Women catch courage from the women whose lives they touch
And they call the bearer of that courage… friend.

- C. Heilbrun

Deborah Hill and Ann Nix

Our conversation began in the first year of the new millennium. This was a momentous threshold for us all. And, as if to highlight the significance of the changing times, I was wrestling with a life-shifting change of my own.

The upheaval of menopause was having its way with me. I signed up for a class on the Sacred Feminine that Ann was teaching in the hope of working through my confusion about growing older in a culture that dislikes anything old, and has a particular fear of the aging woman. The problem had become all too personal.

Ann was 61 and I was 47 when we met.  Ann grew up in the southern gentility of a Dallas family before feminism was even a term. Scarlett O’Hara was the ideal of the times. I came of age in San Francisco in the late sixties with the likes of Cher as a feminine role model.

While our life stories were very different, Ann and I shared a deep concern about growing older without support from the culture around us. We became fast friends wading through all the material we could find – trying to make sense of the bewildering life stage we were in. Through our collaboration we uncovered a disturbing complex of beliefs about femininity and aging that we began to refer to as the Cultural Spell. We knew we had a lot of work to if we were to free ourselves from its grip.

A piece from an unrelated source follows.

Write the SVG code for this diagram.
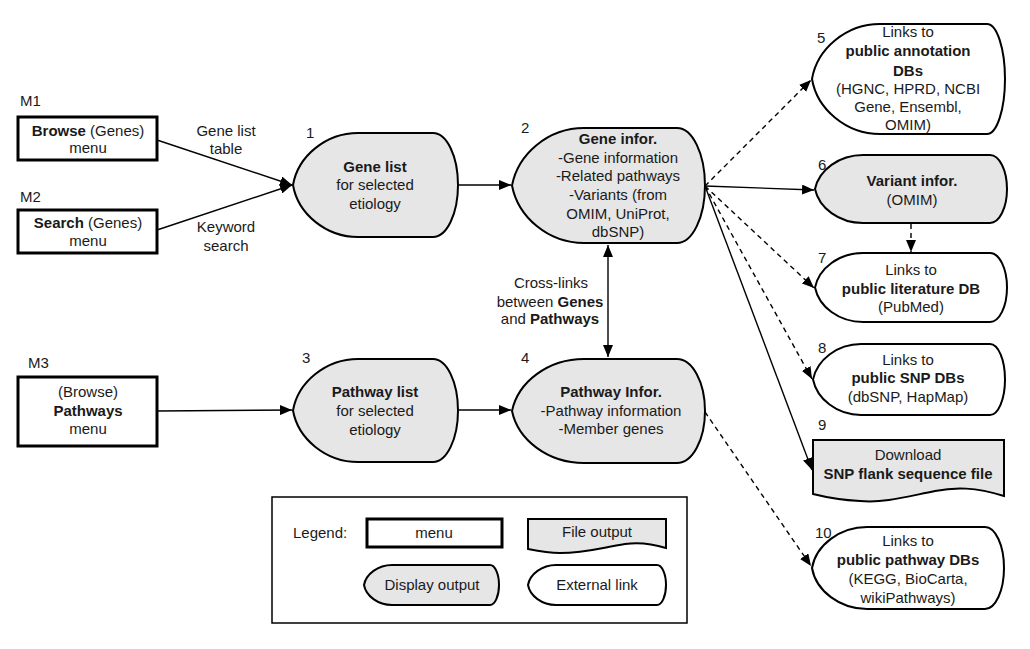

Ann and I hung out, for many long days and nights, with the hard questions. We sat together in the ambiguity. We studied, wrote, talked, and listened – to each other and to the women we worked with in our groups and therapy practices. Our friendship gave us the courage to turn toward what is painful in the culture – and in ourselves.

Women thrive in the company of other women. Together we go places none of us would be willing to go alone. Over the years many women have joined the conversation through our ongoing groups and workshops.

Ann and I continue to write and teach together. We find joy and hope in the work we do and in the community of women whose lives we touch.